New Framework Measures Quantum Computing Bottleneck in Practical Systems
Researchers have developed a method to assess how efficiently quantum computers can convert quantum states using limited operations—a critical constraint in real-world systems. The advance provides the first reliable way to predict when quantum processors will fail at key preparation tasks, helping companies and labs set realistic expectations for near-term quantum devices.
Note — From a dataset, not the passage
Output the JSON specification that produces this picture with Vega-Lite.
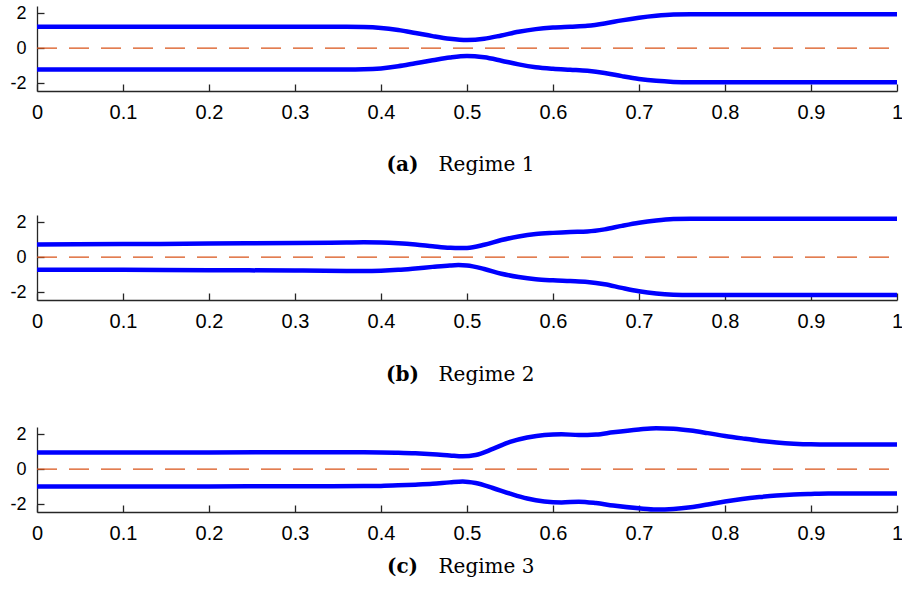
{
  "$schema": "https://vega.github.io/schema/vega-lite/v6.json",
  "background": "white",
  "padding": {"left": 9, "top": 4, "right": 4, "bottom": 4},
  "spacing": 35,
  "config": {
    "view": {"stroke": null},
    "axis": {
      "grid": false,
      "labelFont": "Liberation Sans",
      "labelFontSize": 20,
      "labelColor": "#000000",
      "domainColor": "#262626",
      "domainWidth": 1.3,
      "tickColor": "#262626",
      "tickWidth": 1.3,
      "tickSize": -7,
      "labelPadding": 18,
      "titleFont": "DejaVu Serif",
      "titleFontSize": 20,
      "titleColor": "#000000",
      "titleBaseline": "alphabetic",
      "titleAlign": "center"
    },
    "axisY": {"labelFontSize": 18}
  },
  "datasets": {
    "zero": [{"x": 0, "y": 0}, {"x": 1, "y": 0}],
    "a": [
      {"s": "u", "x": 0, "y": 1.21}, {"s": "u", "x": 0.1, "y": 1.21}, {"s": "u", "x": 0.2, "y": 1.21}, {"s": "u", "x": 0.3, "y": 1.21}, {"s": "u", "x": 0.36, "y": 1.21}, {"s": "u", "x": 0.38, "y": 1.2}, {"s": "u", "x": 0.4, "y": 1.15}, {"s": "u", "x": 0.42, "y": 1.03}, {"s": "u", "x": 0.44, "y": 0.86}, {"s": "u", "x": 0.46, "y": 0.68}, {"s": "u", "x": 0.48, "y": 0.53}, {"s": "u", "x": 0.5, "y": 0.46}, {"s": "u", "x": 0.52, "y": 0.53}, {"s": "u", "x": 0.54, "y": 0.72}, {"s": "u", "x": 0.56, "y": 0.93}, {"s": "u", "x": 0.58, "y": 1.08}, {"s": "u", "x": 0.6, "y": 1.17}, {"s": "u", "x": 0.62, "y": 1.22}, {"s": "u", "x": 0.64, "y": 1.27}, {"s": "u", "x": 0.66, "y": 1.4}, {"s": "u", "x": 0.68, "y": 1.58}, {"s": "u", "x": 0.7, "y": 1.73}, {"s": "u", "x": 0.72, "y": 1.84}, {"s": "u", "x": 0.74, "y": 1.91}, {"s": "u", "x": 0.76, "y": 1.93}, {"s": "u", "x": 0.8, "y": 1.93}, {"s": "u", "x": 0.9, "y": 1.93}, {"s": "u", "x": 1, "y": 1.93},
      {"s": "l", "x": 0, "y": -1.22}, {"s": "l", "x": 0.1, "y": -1.22}, {"s": "l", "x": 0.2, "y": -1.22}, {"s": "l", "x": 0.3, "y": -1.22}, {"s": "l", "x": 0.36, "y": -1.22}, {"s": "l", "x": 0.38, "y": -1.21}, {"s": "l", "x": 0.4, "y": -1.16}, {"s": "l", "x": 0.42, "y": -1.04}, {"s": "l", "x": 0.44, "y": -0.87}, {"s": "l", "x": 0.46, "y": -0.7}, {"s": "l", "x": 0.48, "y": -0.54}, {"s": "l", "x": 0.5, "y": -0.45}, {"s": "l", "x": 0.52, "y": -0.53}, {"s": "l", "x": 0.54, "y": -0.72}, {"s": "l", "x": 0.56, "y": -0.93}, {"s": "l", "x": 0.58, "y": -1.09}, {"s": "l", "x": 0.6, "y": -1.18}, {"s": "l", "x": 0.62, "y": -1.24}, {"s": "l", "x": 0.64, "y": -1.3}, {"s": "l", "x": 0.66, "y": -1.42}, {"s": "l", "x": 0.68, "y": -1.6}, {"s": "l", "x": 0.7, "y": -1.76}, {"s": "l", "x": 0.72, "y": -1.87}, {"s": "l", "x": 0.74, "y": -1.93}, {"s": "l", "x": 0.76, "y": -1.95}, {"s": "l", "x": 0.8, "y": -1.95}, {"s": "l", "x": 0.9, "y": -1.95}, {"s": "l", "x": 1, "y": -1.95}
    ],
    "b": [
      {"s": "u", "x": 0, "y": 0.72}, {"s": "u", "x": 0.1, "y": 0.74}, {"s": "u", "x": 0.2, "y": 0.77}, {"s": "u", "x": 0.3, "y": 0.8}, {"s": "u", "x": 0.36, "y": 0.83}, {"s": "u", "x": 0.38, "y": 0.84}, {"s": "u", "x": 0.4, "y": 0.83}, {"s": "u", "x": 0.42, "y": 0.79}, {"s": "u", "x": 0.44, "y": 0.72}, {"s": "u", "x": 0.46, "y": 0.62}, {"s": "u", "x": 0.48, "y": 0.53}, {"s": "u", "x": 0.49, "y": 0.51}, {"s": "u", "x": 0.5, "y": 0.52}, {"s": "u", "x": 0.52, "y": 0.7}, {"s": "u", "x": 0.54, "y": 0.97}, {"s": "u", "x": 0.56, "y": 1.17}, {"s": "u", "x": 0.58, "y": 1.31}, {"s": "u", "x": 0.6, "y": 1.38}, {"s": "u", "x": 0.62, "y": 1.43}, {"s": "u", "x": 0.64, "y": 1.46}, {"s": "u", "x": 0.66, "y": 1.58}, {"s": "u", "x": 0.68, "y": 1.78}, {"s": "u", "x": 0.7, "y": 1.96}, {"s": "u", "x": 0.72, "y": 2.09}, {"s": "u", "x": 0.74, "y": 2.17}, {"s": "u", "x": 0.76, "y": 2.19}, {"s": "u", "x": 0.8, "y": 2.19}, {"s": "u", "x": 0.9, "y": 2.19}, {"s": "u", "x": 1, "y": 2.19},
      {"s": "l", "x": 0, "y": -0.72}, {"s": "l", "x": 0.1, "y": -0.73}, {"s": "l", "x": 0.2, "y": -0.75}, {"s": "l", "x": 0.3, "y": -0.77}, {"s": "l", "x": 0.36, "y": -0.79}, {"s": "l", "x": 0.38, "y": -0.8}, {"s": "l", "x": 0.4, "y": -0.78}, {"s": "l", "x": 0.42, "y": -0.73}, {"s": "l", "x": 0.44, "y": -0.65}, {"s": "l", "x": 0.46, "y": -0.56}, {"s": "l", "x": 0.48, "y": -0.48}, {"s": "l", "x": 0.49, "y": -0.46}, {"s": "l", "x": 0.5, "y": -0.48}, {"s": "l", "x": 0.52, "y": -0.68}, {"s": "l", "x": 0.54, "y": -0.95}, {"s": "l", "x": 0.56, "y": -1.14}, {"s": "l", "x": 0.58, "y": -1.27}, {"s": "l", "x": 0.6, "y": -1.33}, {"s": "l", "x": 0.62, "y": -1.37}, {"s": "l", "x": 0.64, "y": -1.42}, {"s": "l", "x": 0.66, "y": -1.55}, {"s": "l", "x": 0.68, "y": -1.76}, {"s": "l", "x": 0.7, "y": -1.95}, {"s": "l", "x": 0.72, "y": -2.08}, {"s": "l", "x": 0.74, "y": -2.15}, {"s": "l", "x": 0.76, "y": -2.17}, {"s": "l", "x": 0.8, "y": -2.17}, {"s": "l", "x": 0.9, "y": -2.17}, {"s": "l", "x": 1, "y": -2.17}
    ],
    "c": [
      {"s": "u", "x": 0, "y": 0.94}, {"s": "u", "x": 0.1, "y": 0.94}, {"s": "u", "x": 0.2, "y": 0.95}, {"s": "u", "x": 0.3, "y": 0.96}, {"s": "u", "x": 0.38, "y": 0.96}, {"s": "u", "x": 0.4, "y": 0.95}, {"s": "u", "x": 0.42, "y": 0.93}, {"s": "u", "x": 0.44, "y": 0.9}, {"s": "u", "x": 0.46, "y": 0.85}, {"s": "u", "x": 0.48, "y": 0.78}, {"s": "u", "x": 0.495, "y": 0.73}, {"s": "u", "x": 0.51, "y": 0.8}, {"s": "u", "x": 0.53, "y": 1.15}, {"s": "u", "x": 0.55, "y": 1.55}, {"s": "u", "x": 0.57, "y": 1.8}, {"s": "u", "x": 0.59, "y": 1.95}, {"s": "u", "x": 0.61, "y": 1.99}, {"s": "u", "x": 0.63, "y": 1.94}, {"s": "u", "x": 0.65, "y": 1.97}, {"s": "u", "x": 0.67, "y": 2.1}, {"s": "u", "x": 0.7, "y": 2.26}, {"s": "u", "x": 0.72, "y": 2.33}, {"s": "u", "x": 0.74, "y": 2.3}, {"s": "u", "x": 0.76, "y": 2.2}, {"s": "u", "x": 0.78, "y": 2.05}, {"s": "u", "x": 0.8, "y": 1.89}, {"s": "u", "x": 0.82, "y": 1.75}, {"s": "u", "x": 0.84, "y": 1.62}, {"s": "u", "x": 0.86, "y": 1.52}, {"s": "u", "x": 0.88, "y": 1.45}, {"s": "u", "x": 0.9, "y": 1.41}, {"s": "u", "x": 0.92, "y": 1.4}, {"s": "u", "x": 1, "y": 1.4},
      {"s": "l", "x": 0, "y": -0.99}, {"s": "l", "x": 0.1, "y": -0.99}, {"s": "l", "x": 0.2, "y": -0.99}, {"s": "l", "x": 0.3, "y": -0.98}, {"s": "l", "x": 0.38, "y": -0.97}, {"s": "l", "x": 0.4, "y": -0.96}, {"s": "l", "x": 0.42, "y": -0.93}, {"s": "l", "x": 0.44, "y": -0.89}, {"s": "l", "x": 0.46, "y": -0.84}, {"s": "l", "x": 0.48, "y": -0.76}, {"s": "l", "x": 0.495, "y": -0.71}, {"s": "l", "x": 0.51, "y": -0.8}, {"s": "l", "x": 0.53, "y": -1.08}, {"s": "l", "x": 0.55, "y": -1.4}, {"s": "l", "x": 0.57, "y": -1.68}, {"s": "l", "x": 0.59, "y": -1.85}, {"s": "l", "x": 0.61, "y": -1.91}, {"s": "l", "x": 0.63, "y": -1.86}, {"s": "l", "x": 0.65, "y": -1.94}, {"s": "l", "x": 0.67, "y": -2.08}, {"s": "l", "x": 0.7, "y": -2.24}, {"s": "l", "x": 0.72, "y": -2.31}, {"s": "l", "x": 0.74, "y": -2.28}, {"s": "l", "x": 0.76, "y": -2.18}, {"s": "l", "x": 0.78, "y": -2.02}, {"s": "l", "x": 0.8, "y": -1.85}, {"s": "l", "x": 0.82, "y": -1.71}, {"s": "l", "x": 0.84, "y": -1.6}, {"s": "l", "x": 0.86, "y": -1.51}, {"s": "l", "x": 0.88, "y": -1.45}, {"s": "l", "x": 0.9, "y": -1.42}, {"s": "l", "x": 0.92, "y": -1.4}, {"s": "l", "x": 1, "y": -1.4}
    ]
  },
  "vconcat": [
    {
      "width": 860, "height": 85,
      "layer": [
        {
          "data": {"name": "zero"},
          "mark": {"type": "line", "color": "#D95319", "strokeWidth": 1.3, "strokeDash": [20, 12]},
          "encoding": {
            "x": {"field": "x", "type": "quantitative", "axis": {"orient": "bottom", "domain": false, "ticks": false, "labels": false, "title": "(a)", "titleFontWeight": "bold", "titleX": 365, "titleY": 79}},
            "y": {"field": "y", "type": "quantitative"}
          }
        },
        {
          "data": {"name": "a"},
          "mark": {"type": "line", "color": "#0000FF", "strokeWidth": 4.5, "interpolate": "monotone"},
          "encoding": {
            "x": {"field": "x", "type": "quantitative", "scale": {"domain": [0, 1], "nice": false}, "axis": {"orient": "bottom", "values": [0, 0.1, 0.2, 0.3, 0.4, 0.5, 0.6, 0.7, 0.8, 0.9, 1], "format": "~g", "labelFlush": false, "title": "Regime 1", "titleFontWeight": "normal", "titleX": 449, "titleY": 79}},
            "y": {"field": "y", "type": "quantitative", "scale": {"domain": [-2.45, 2.4], "nice": false}, "axis": {"values": [-2, 0, 2], "labelExpr": "datum.value < 0 ? '-' + abs(datum.value) : '' + datum.value", "title": null}},
            "detail": {"field": "s"}
          }
        }
      ],
      "resolve": {"axis": {"x": "independent"}}
    },
    {
      "width": 860, "height": 85,
      "layer": [
        {
          "data": {"name": "zero"},
          "mark": {"type": "line", "color": "#D95319", "strokeWidth": 1.3, "strokeDash": [20, 12]},
          "encoding": {
            "x": {"field": "x", "type": "quantitative", "axis": {"orient": "bottom", "domain": false, "ticks": false, "labels": false, "title": "(b)", "titleFontWeight": "bold", "titleX": 365, "titleY": 80}},
            "y": {"field": "y", "type": "quantitative"}
          }
        },
        {
          "data": {"name": "b"},
          "mark": {"type": "line", "color": "#0000FF", "strokeWidth": 4.5, "interpolate": "monotone"},
          "encoding": {
            "x": {"field": "x", "type": "quantitative", "scale": {"domain": [0, 1], "nice": false}, "axis": {"orient": "bottom", "values": [0, 0.1, 0.2, 0.3, 0.4, 0.5, 0.6, 0.7, 0.8, 0.9, 1], "format": "~g", "labelFlush": false, "title": "Regime 2", "titleFontWeight": "normal", "titleX": 449, "titleY": 80}},
            "y": {"field": "y", "type": "quantitative", "scale": {"domain": [-2.45, 2.4], "nice": false}, "axis": {"values": [-2, 0, 2], "labelExpr": "datum.value < 0 ? '-' + abs(datum.value) : '' + datum.value", "title": null}},
            "detail": {"field": "s"}
          }
        }
      ],
      "resolve": {"axis": {"x": "independent"}}
    },
    {
      "width": 860, "height": 85,
      "layer": [
        {
          "data": {"name": "zero"},
          "mark": {"type": "line", "color": "#D95319", "strokeWidth": 1.3, "strokeDash": [20, 12]},
          "encoding": {
            "x": {"field": "x", "type": "quantitative", "axis": {"orient": "bottom", "domain": false, "ticks": false, "labels": false, "title": "(c)", "titleFontWeight": "bold", "titleX": 365, "titleY": 60}},
            "y": {"field": "y", "type": "quantitative"}
          }
        },
        {
          "data": {"name": "c"},
          "mark": {"type": "line", "color": "#0000FF", "strokeWidth": 4.5, "interpolate": "monotone"},
          "encoding": {
            "x": {"field": "x", "type": "quantitative", "scale": {"domain": [0, 1], "nice": false}, "axis": {"orient": "bottom", "values": [0, 0.1, 0.2, 0.3, 0.4, 0.5, 0.6, 0.7, 0.8, 0.9, 1], "format": "~g", "labelFlush": false, "title": "Regime 3", "titleFontWeight": "normal", "titleX": 449, "titleY": 60}},
            "y": {"field": "y", "type": "quantitative", "scale": {"domain": [-2.45, 2.4], "nice": false}, "axis": {"values": [-2, 0, 2], "labelExpr": "datum.value < 0 ? '-' + abs(datum.value) : '' + datum.value", "title": null}},
            "detail": {"field": "s"}
          }
        }
      ],
      "resolve": {"axis": {"x": "independent"}}
    }
  ]
}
Originaltitel: Assessing non-Gaussian quantum state conversion with the stellar rank
State conversion is a fundamental task in quantum information processing. Quantum resource theories allow for analyzing and bounding conversions that use restricted sets of operations. In the context of continuous-variable systems, state conversions restricted to Gaussian operations are crucial for both fundamental and practical reasons, particularly in state preparation and quantum computing with bosonic codes. However, previous analysis did not consider the relevant case of approximate state conversion. In this work, we introduce a framework for assessing approximate Gaussian state conversion by extending the stellar rank to the approximate stellar rank, which serves as an operational measure of non-Gaussianity. We derive bounds for Gaussian state conversion and distillation under approximate and probabilistic conditions, yielding new no-go results for non-Gaussian state preparation and enabling a reliable assessment of the performance of Gaussian conversion protocols. We also provide an open-source Python library to compute stellar-rank-related quantities and to assess Gaussian conversion.